Nonetheless, in early June, Carrizo bolstered its position with 13,000 new acres for $1,650 per acre up front, and a total cost of approximately $5,500 per acre once carried drilling costs are factored. While it is a reasonable price compared with other recent acquisitions, "those transactions largely included more production, more delineation, greater infrastructure as well as higher EUR targets," notes Chandra.

Carrizo's first three Eagle Ford wells IP'd at more than 1,000 barrels of oil per day each on a 24-hour rate. The following two came in at 735 and 815 barrels at restricted rates.

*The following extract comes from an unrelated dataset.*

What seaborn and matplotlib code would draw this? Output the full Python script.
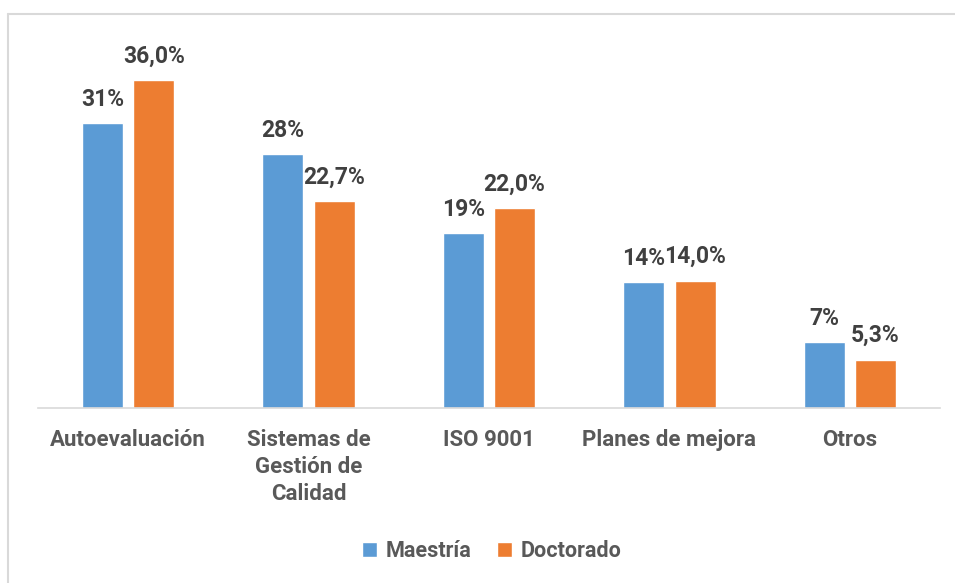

Average EURs with well expectations of 70% liquids and 30% rich gas are 400,000 barrels of oil equivalent (300 million net), with total target reserves of some 92 million barrels equivalent.

Total well costs are $7- to $7.5 million with 5,000-foot laterals and 18 frac stages, drilled into the condensate window above 10,000 feet. Finding and development costs average $23.33 per well, with a 54% rate of return at $100 oil and $4 gas.

Subsequent to the acquisition, Carrizo now runs three rigs in the Eagle Ford, up from one at the time Johnson spoke. The company borrowed one rig from its Barnett shale program, which is saturated with wells waiting on completion, to target Dimmit County. That rig will return when a purpose-built Eagle Ford rig is delivered in December. The ramp-up coincides with a $104-million divestiture of noncore Barnett properties.

"Carrizo is moving at full throttle," says Global Hunter's Bodino. "In total, Carrizo has exposure to about 90 million BOE of reserves in the Eagle Ford with about 40% on the newly acquired acreage. All-in costs, including acreage, are expected to be below $30 per BOE."

Beginning in June, the company anticipates completing three wells a month through the end of the year. It now estimates it has 230 locations on 115-acre spacing.